- REQUIREMENT:
Copy every line from the data below in which the string "with" can be found.

-- BEGIN --

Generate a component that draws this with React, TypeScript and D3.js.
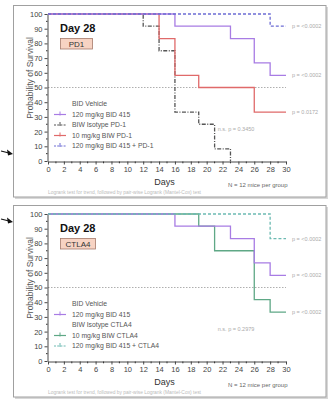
import { useRef, useEffect } from "react";
import * as d3 from "d3";

const FONT = "Liberation Sans, Arial, sans-serif";

const xTickValues = [0, 2, 4, 6, 8, 10, 12, 14, 16, 18, 20, 22, 24, 26, 28, 30];
const xMinorTicks = [1, 3, 5, 7, 9, 11, 13, 15, 17, 19, 21, 23, 25, 27, 29];
const yTickValues = [0, 10, 20, 30, 40, 50, 60, 70, 80, 90, 100];
const yMinorTicks = [5, 15, 25, 35, 45, 55, 65, 75, 85, 95];

// PD1 panel
const pd1Legend = ["BID Vehicle", "120 mg/kg BID 415", "BIW Isotype PD-1", "10 mg/kg BIW PD-1", "120 mg/kg BID 415 + PD-1"];
const bid415Days = [0, 16, 23, 26, 28, 30];
const bid415Surv = [100, 91.7, 83.3, 66.7, 58.3, 58.3];
const isoPd1Days = [0, 12, 14, 16, 19, 21, 23];
const isoPd1Surv = [100, 91.7, 75, 33.3, 25, 8.3, 0];
const pd1Days = [0, 14, 16, 19, 26, 30];
const pd1Surv = [100, 83.3, 58.3, 50, 33.3, 33.3];
const comboPd1Days = [0, 28, 30];
const comboPd1Surv = [100, 91.7, 91.7];
const pd1PValues = ["p = <0.0002", "p = <0.0002", "p = 0.0172"];
const pd1NotSig = "n.s. p = 0.3450";

// CTLA4 panel
const ctla4Legend = ["BID Vehicle", "120 mg/kg BID 415", "BIW Isotype CTLA4", "10 mg/kg BIW CTLA4", "120 mg/kg BID 415 + CTLA4"];
const bid415bDays = [0, 16, 23, 26, 28, 30];
const bid415bSurv = [100, 91.7, 83.3, 66.7, 58.3, 58.3];
const ctla4Days = [0, 19, 21, 26, 28, 30];
const ctla4Surv = [100, 91.7, 75, 41.7, 33.3, 33.3];
const comboCtla4Days = [0, 28, 30];
const comboCtla4Surv = [100, 83.3, 83.3];
const ctla4PValues = ["p = <0.0002", "p = <0.0002", "p = <0.0002"];
const ctla4NotSig = "n.s. p = 0.2979";

const footnote = "Logrank test for trend, followed by pair-wise Logrank (Mantel-Cox) test";
const nLabel = "N = 12 mice per group";

const C = {
  purple: "#a87ce4",
  red: "#e06a6a",
  iso: "#555555",
  blue: "#6c6cd4",
  green: "#5fa886",
  teal: "#6cbab2",
};

interface Series {
  days: number[];
  surv: number[];
  color: string;
  dash: string | null;
  legend: number;
  p?: string;
}

interface PanelCfg {
  tag: string;
  tagWidth: number;
  arrowY: number;
  legend: string[];
  series: Series[];
  notSig: string;
}

const panels: PanelCfg[] = [
  {
    tag: "PD1",
    tagWidth: 32,
    arrowY: 152,
    legend: pd1Legend,
    notSig: pd1NotSig,
    series: [
      { days: isoPd1Days, surv: isoPd1Surv, color: C.iso, dash: "4,1.5,1,1.5", legend: 2 },
      { days: pd1Days, surv: pd1Surv, color: C.red, dash: null, legend: 3, p: pd1PValues[2] },
      { days: bid415Days, surv: bid415Surv, color: C.purple, dash: null, legend: 1, p: pd1PValues[1] },
      { days: comboPd1Days, surv: comboPd1Surv, color: C.blue, dash: "3,2", legend: 4, p: pd1PValues[0] },
    ],
  },
  {
    tag: "CTLA4",
    tagWidth: 35,
    arrowY: 20,
    legend: ctla4Legend,
    notSig: ctla4NotSig,
    series: [
      { days: ctla4Days, surv: ctla4Surv, color: C.green, dash: null, legend: 3, p: ctla4PValues[2] },
      { days: bid415bDays, surv: bid415bSurv, color: C.purple, dash: null, legend: 1, p: ctla4PValues[1] },
      { days: comboCtla4Days, surv: comboCtla4Surv, color: C.teal, dash: "3,2", legend: 4, p: ctla4PValues[0] },
    ],
  },
];

function drawPanel(svg: d3.Selection<SVGSVGElement, unknown, null, undefined>, top: number, cfg: PanelCfg) {
  const g = svg.append("g").attr("transform", `translate(0,${top})`);

  // frame with a soft shadow
  g.append("rect").attr("x", 15).attr("y", 7).attr("width", 313).attr("height", 192).attr("fill", "#d8d8d8");
  g.append("rect")
    .attr("x", 13.5).attr("y", 5.5).attr("width", 312.5).attr("height", 191.5)
    .attr("fill", "#fff").attr("stroke", "#a0a0a0");

  // arrow outside the frame
  const ay = cfg.arrowY;
  g.append("line").attr("x1", 1).attr("x2", 9).attr("y1", ay - 1).attr("y2", ay + 1).attr("stroke", "#111").attr("stroke-width", 1.2);
  g.append("path").attr("d", `M13,${ay + 2} L7,${ay - 2.5} L8,${ay + 3.5} Z`).attr("fill", "#111");

  const x = d3.scaleLinear().domain([0, 30]).range([48, 286]);
  const y = d3.scaleLinear().domain([0, 100]).range([161, 14]);

  // 50% reference
  g.append("line")
    .attr("x1", x(0)).attr("x2", x(30)).attr("y1", y(50)).attr("y2", y(50))
    .attr("stroke", "#9a9a9a").attr("stroke-width", 0.8).attr("stroke-dasharray", "1.5,1.5");

  // axes
  const yAxis = g.append("g").attr("transform", "translate(47.5,0)")
    .call(d3.axisLeft(y).tickValues(yTickValues).tickSize(3).tickSizeOuter(0).tickPadding(2));
  yAxis.append("g").selectAll("line").data(yMinorTicks).enter().append("line")
    .attr("x1", -1.5).attr("x2", 0).attr("y1", (d) => y(d)).attr("y2", (d) => y(d)).attr("stroke", "#333");

  const xAxis = g.append("g").attr("transform", "translate(0,161.5)")
    .call(d3.axisBottom(x).tickValues(xTickValues).tickSize(3).tickSizeOuter(0).tickPadding(2));
  xAxis.append("g").selectAll("line").data(xMinorTicks).enter().append("line")
    .attr("x1", (d) => x(d)).attr("x2", (d) => x(d)).attr("y1", 0).attr("y2", 1.8).attr("stroke", "#333");

  g.selectAll(".domain, .tick line").attr("stroke", "#333").attr("stroke-width", 0.9);
  g.selectAll(".tick text").attr("fill", "#444").attr("font-size", 7.5).attr("font-family", FONT);

  // axis titles
  g.append("text")
    .attr("transform", "translate(33,78) rotate(-90)")
    .attr("text-anchor", "middle").attr("font-size", 8.5).attr("font-family", FONT).attr("fill", "#555")
    .text("Probability of Survival");
  g.append("text")
    .attr("x", x(14.7)).attr("y", 185).attr("text-anchor", "middle")
    .attr("font-size", 9).attr("font-family", FONT).attr("fill", "#333")
    .text("Days");

  // curves
  const stepLine = d3.line<[number, number]>()
    .x((d) => x(d[0]))
    .y((d) => y(d[1]))
    .curve(d3.curveStepAfter);
  cfg.series.forEach((s) => {
    const pts = s.days.map((d, i) => [d, s.surv[i]] as [number, number]);
    g.append("path").attr("d", stepLine(pts)).attr("fill", "none")
      .attr("stroke", s.color).attr("stroke-width", 1.3)
      .attr("stroke-dasharray", s.dash ?? null);
    if (s.p) {
      g.append("text")
        .attr("x", x(30) + 6).attr("y", y(s.surv[s.surv.length - 1]) + 2)
        .attr("font-size", 5.5).attr("font-family", FONT).attr("fill", "#aaa")
        .text(s.p);
    }
  });

  g.append("text")
    .attr("x", x(21.4)).attr("y", y(22) + 2)
    .attr("font-size", 5.5).attr("font-family", FONT).attr("fill", "#aaa")
    .text(cfg.notSig);

  // title and tag
  g.append("text").attr("x", 60).attr("y", 32)
    .attr("font-size", 11).attr("font-weight", "bold").attr("font-family", FONT).attr("fill", "#111")
    .text("Day 28");
  g.append("rect").attr("x", 60.5).attr("y", 38.5).attr("width", cfg.tagWidth).attr("height", 10.5)
    .attr("fill", "#f7d3c3").attr("stroke", "#a57a6c").attr("stroke-width", 0.8);
  g.append("text").attr("x", 60.5 + cfg.tagWidth / 2).attr("y", 46.8).attr("text-anchor", "middle")
    .attr("font-size", 8).attr("font-family", FONT).attr("fill", "#333")
    .text(cfg.tag);

  // legend
  const legendY = d3.scaleLinear().domain([0, 4]).range([104, 146]);
  cfg.legend.forEach((label, i) => {
    const ly = legendY(i);
    const s = cfg.series.find((d) => d.legend === i);
    if (s) {
      g.append("line").attr("x1", 54).attr("x2", 66).attr("y1", ly).attr("y2", ly)
        .attr("stroke", s.color).attr("stroke-width", 1.2).attr("stroke-dasharray", s.dash ? "2,1.2" : null);
      g.append("line").attr("x1", 60).attr("x2", 60).attr("y1", ly - 3).attr("y2", ly + 1)
        .attr("stroke", s.color).attr("stroke-width", 1);
    }
    g.append("text").attr("x", 72).attr("y", ly + 2.3)
      .attr("font-size", 6.8).attr("font-family", FONT).attr("fill", "#555")
      .text(label);
  });

  g.append("text").attr("x", 228).attr("y", 187)
    .attr("font-size", 6).attr("font-family", FONT).attr("fill", "#666")
    .text(nLabel);
  g.append("text").attr("x", 48).attr("y", 193.5)
    .attr("font-size", 4.6).attr("font-family", FONT).attr("fill", "#bbb")
    .attr("textLength", 153).attr("lengthAdjust", "spacingAndGlyphs")
    .text(footnote);
}

export default function App() {
  const svgRef = useRef<SVGSVGElement>(null);

  useEffect(() => {
    if (!svgRef.current) return;
    const svg = d3.select(svgRef.current);
    svg.selectAll("*").remove();
    svg.append("rect").attr("width", 328).attr("height", 400).attr("fill", "#fff");
    panels.forEach((p, i) => drawPanel(svg, i * 200, p));
  }, []);

  return (
    <svg
      ref={svgRef}
      width={328}
      height={400}
      style={{ position: "absolute", left: 0, top: 0, display: "block" }}
    />
  );
}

-- END --

- WRITTEN SOLUTION:
Generate a component that draws this with React, TypeScript and D3.js.
  // frame with a soft shadow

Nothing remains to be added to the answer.